**WHAT TO WORK ON:**
Reproduce, exactly and in full, the lines from the one with "Give me the Plotly source for this chart." through the one with "r2_jounce = list(l2_jounce)" in the data below; drop pictures.

**GIVEN RECORDS:**

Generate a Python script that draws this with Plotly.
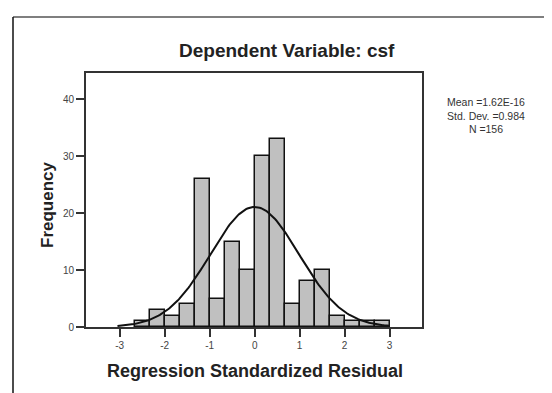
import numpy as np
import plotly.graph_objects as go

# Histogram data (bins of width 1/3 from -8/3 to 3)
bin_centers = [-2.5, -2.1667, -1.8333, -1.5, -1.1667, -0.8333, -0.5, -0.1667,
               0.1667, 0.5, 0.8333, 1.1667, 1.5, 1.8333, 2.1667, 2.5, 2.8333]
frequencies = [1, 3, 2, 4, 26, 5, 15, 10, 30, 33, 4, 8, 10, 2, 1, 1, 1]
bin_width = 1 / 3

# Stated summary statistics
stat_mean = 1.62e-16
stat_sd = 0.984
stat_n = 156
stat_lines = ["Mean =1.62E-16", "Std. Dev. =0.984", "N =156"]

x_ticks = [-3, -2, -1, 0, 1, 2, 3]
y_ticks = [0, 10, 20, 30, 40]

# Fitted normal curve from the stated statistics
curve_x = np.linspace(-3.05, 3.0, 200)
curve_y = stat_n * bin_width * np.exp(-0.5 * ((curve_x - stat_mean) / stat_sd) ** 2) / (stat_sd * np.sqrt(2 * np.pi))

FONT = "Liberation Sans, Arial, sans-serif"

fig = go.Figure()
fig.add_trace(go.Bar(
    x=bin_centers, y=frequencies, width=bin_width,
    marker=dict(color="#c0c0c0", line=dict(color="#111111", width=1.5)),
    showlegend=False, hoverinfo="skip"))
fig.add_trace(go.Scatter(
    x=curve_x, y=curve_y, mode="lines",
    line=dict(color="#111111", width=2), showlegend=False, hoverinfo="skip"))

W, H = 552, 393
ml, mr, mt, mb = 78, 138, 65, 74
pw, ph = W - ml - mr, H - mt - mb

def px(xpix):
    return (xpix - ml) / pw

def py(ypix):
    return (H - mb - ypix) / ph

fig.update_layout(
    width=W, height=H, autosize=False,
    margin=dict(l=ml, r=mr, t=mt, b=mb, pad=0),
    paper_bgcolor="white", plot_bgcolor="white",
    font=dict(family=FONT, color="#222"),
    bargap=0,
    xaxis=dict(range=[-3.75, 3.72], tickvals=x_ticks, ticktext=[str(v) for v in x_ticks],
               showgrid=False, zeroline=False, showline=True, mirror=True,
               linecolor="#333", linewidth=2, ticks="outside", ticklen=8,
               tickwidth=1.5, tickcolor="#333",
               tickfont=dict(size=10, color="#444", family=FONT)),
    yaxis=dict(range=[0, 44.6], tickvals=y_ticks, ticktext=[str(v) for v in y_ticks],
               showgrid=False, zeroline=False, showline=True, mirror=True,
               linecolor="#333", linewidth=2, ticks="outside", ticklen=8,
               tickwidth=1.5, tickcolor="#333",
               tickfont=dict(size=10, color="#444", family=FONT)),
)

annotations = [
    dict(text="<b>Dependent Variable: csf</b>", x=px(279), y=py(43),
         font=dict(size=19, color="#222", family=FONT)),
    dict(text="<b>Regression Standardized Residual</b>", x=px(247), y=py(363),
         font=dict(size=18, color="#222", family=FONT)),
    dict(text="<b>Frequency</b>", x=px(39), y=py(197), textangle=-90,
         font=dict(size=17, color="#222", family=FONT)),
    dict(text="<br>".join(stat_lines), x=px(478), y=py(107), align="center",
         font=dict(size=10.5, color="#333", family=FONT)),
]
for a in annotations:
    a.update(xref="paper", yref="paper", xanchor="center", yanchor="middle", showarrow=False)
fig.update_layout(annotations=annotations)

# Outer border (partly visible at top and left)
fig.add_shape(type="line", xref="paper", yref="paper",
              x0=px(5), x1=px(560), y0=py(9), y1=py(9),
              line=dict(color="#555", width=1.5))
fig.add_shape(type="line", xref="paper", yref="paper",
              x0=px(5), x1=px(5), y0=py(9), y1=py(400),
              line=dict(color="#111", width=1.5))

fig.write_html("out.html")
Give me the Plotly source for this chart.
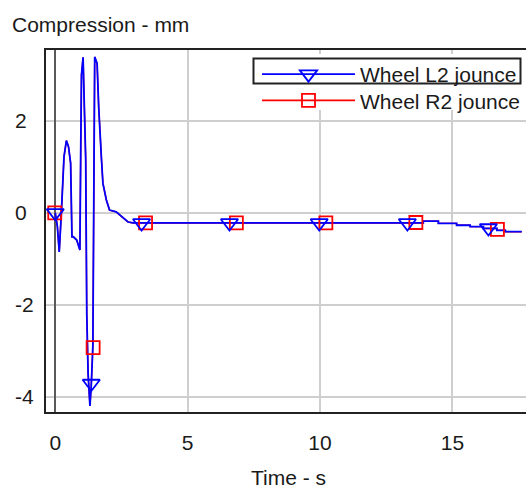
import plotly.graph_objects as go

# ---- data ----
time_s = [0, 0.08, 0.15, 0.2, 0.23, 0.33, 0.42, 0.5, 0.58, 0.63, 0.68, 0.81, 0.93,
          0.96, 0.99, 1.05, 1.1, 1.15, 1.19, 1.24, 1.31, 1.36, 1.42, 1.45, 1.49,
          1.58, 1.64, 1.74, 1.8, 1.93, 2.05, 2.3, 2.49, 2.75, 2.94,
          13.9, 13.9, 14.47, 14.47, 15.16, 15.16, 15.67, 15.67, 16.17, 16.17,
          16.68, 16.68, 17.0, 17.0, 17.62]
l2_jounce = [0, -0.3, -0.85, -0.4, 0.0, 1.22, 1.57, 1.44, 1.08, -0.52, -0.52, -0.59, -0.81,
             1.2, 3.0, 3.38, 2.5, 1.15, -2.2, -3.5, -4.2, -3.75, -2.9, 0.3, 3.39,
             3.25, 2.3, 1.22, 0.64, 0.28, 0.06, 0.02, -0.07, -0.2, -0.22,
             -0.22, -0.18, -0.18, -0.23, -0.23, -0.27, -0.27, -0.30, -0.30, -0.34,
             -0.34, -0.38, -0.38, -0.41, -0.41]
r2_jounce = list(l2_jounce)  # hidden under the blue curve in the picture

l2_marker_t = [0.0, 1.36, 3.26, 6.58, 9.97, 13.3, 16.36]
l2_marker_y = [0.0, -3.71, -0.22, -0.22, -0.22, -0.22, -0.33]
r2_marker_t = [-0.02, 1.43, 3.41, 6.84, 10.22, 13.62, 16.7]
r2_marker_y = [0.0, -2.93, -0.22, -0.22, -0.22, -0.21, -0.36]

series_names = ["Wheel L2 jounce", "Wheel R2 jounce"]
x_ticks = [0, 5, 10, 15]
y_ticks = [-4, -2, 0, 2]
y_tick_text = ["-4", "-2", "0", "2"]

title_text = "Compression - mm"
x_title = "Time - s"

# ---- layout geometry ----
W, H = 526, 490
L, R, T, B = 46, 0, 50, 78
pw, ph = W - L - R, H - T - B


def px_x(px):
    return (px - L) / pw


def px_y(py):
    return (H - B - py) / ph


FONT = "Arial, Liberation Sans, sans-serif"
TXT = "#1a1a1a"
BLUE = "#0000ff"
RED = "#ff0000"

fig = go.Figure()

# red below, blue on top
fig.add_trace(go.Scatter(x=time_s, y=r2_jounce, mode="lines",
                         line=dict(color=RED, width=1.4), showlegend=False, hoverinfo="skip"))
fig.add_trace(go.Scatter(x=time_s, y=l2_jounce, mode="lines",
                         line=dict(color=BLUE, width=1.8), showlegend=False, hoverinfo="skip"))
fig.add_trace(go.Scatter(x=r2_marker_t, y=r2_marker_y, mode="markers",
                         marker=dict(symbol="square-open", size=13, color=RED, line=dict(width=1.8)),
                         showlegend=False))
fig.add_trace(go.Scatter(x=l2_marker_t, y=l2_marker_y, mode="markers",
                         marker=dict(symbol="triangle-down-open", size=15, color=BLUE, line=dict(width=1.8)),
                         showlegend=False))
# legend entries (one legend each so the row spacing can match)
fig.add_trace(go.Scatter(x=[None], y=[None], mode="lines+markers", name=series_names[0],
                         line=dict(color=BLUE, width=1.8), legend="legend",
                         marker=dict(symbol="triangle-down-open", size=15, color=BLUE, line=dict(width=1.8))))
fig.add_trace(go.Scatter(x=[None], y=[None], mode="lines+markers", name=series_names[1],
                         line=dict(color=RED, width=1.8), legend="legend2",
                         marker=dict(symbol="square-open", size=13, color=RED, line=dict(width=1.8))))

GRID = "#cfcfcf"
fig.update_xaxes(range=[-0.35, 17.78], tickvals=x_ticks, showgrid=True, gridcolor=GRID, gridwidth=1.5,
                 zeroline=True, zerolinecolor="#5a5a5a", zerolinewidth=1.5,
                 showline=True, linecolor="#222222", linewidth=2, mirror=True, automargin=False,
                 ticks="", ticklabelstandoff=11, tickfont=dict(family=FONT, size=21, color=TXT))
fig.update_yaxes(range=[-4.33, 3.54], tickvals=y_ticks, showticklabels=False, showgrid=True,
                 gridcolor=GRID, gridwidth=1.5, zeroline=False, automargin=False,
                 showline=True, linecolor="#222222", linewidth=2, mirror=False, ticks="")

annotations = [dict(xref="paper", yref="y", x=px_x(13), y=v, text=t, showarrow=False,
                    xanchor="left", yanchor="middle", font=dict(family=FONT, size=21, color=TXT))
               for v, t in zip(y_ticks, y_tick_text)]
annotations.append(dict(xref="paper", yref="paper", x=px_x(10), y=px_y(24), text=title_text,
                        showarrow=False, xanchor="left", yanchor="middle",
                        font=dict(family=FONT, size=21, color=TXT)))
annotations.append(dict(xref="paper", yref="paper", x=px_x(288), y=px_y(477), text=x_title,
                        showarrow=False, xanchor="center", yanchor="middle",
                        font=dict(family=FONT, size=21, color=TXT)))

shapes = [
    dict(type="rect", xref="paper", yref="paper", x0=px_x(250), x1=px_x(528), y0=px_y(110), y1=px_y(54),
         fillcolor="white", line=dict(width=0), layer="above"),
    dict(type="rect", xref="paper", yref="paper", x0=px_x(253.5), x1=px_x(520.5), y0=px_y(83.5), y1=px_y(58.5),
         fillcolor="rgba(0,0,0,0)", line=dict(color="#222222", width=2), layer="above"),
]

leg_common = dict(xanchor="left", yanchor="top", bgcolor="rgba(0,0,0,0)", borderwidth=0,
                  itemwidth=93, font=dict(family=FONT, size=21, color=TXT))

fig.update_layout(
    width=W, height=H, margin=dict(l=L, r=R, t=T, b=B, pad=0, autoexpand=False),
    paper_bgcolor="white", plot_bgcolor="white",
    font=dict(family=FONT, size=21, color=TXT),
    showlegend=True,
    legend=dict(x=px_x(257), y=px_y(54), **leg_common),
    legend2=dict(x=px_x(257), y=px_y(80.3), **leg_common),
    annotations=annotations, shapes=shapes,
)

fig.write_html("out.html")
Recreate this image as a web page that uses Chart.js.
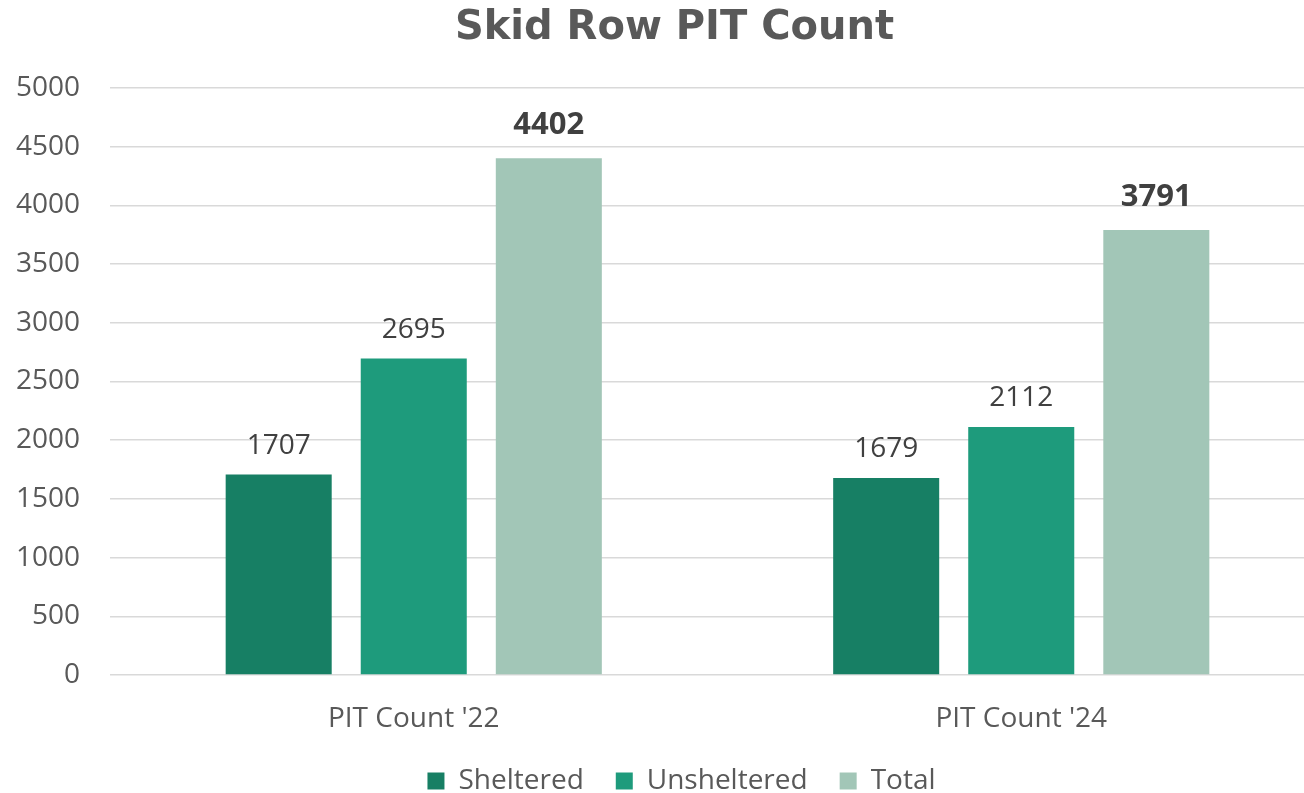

**THE RESPONSE:**
Give me the Plotly source for this chart.
import plotly.graph_objects as go

# ---- data ----
time_s = [0, 0.08, 0.15, 0.2, 0.23, 0.33, 0.42, 0.5, 0.58, 0.63, 0.68, 0.81, 0.93,
          0.96, 0.99, 1.05, 1.1, 1.15, 1.19, 1.24, 1.31, 1.36, 1.42, 1.45, 1.49,
          1.58, 1.64, 1.74, 1.8, 1.93, 2.05, 2.3, 2.49, 2.75, 2.94,
          13.9, 13.9, 14.47, 14.47, 15.16, 15.16, 15.67, 15.67, 16.17, 16.17,
          16.68, 16.68, 17.0, 17.0, 17.62]
l2_jounce = [0, -0.3, -0.85, -0.4, 0.0, 1.22, 1.57, 1.44, 1.08, -0.52, -0.52, -0.59, -0.81,
             1.2, 3.0, 3.38, 2.5, 1.15, -2.2, -3.5, -4.2, -3.75, -2.9, 0.3, 3.39,
             3.25, 2.3, 1.22, 0.64, 0.28, 0.06, 0.02, -0.07, -0.2, -0.22,
             -0.22, -0.18, -0.18, -0.23, -0.23, -0.27, -0.27, -0.30, -0.30, -0.34,
             -0.34, -0.38, -0.38, -0.41, -0.41]
r2_jounce = list(l2_jounce)  # hidden under the blue curve in the picture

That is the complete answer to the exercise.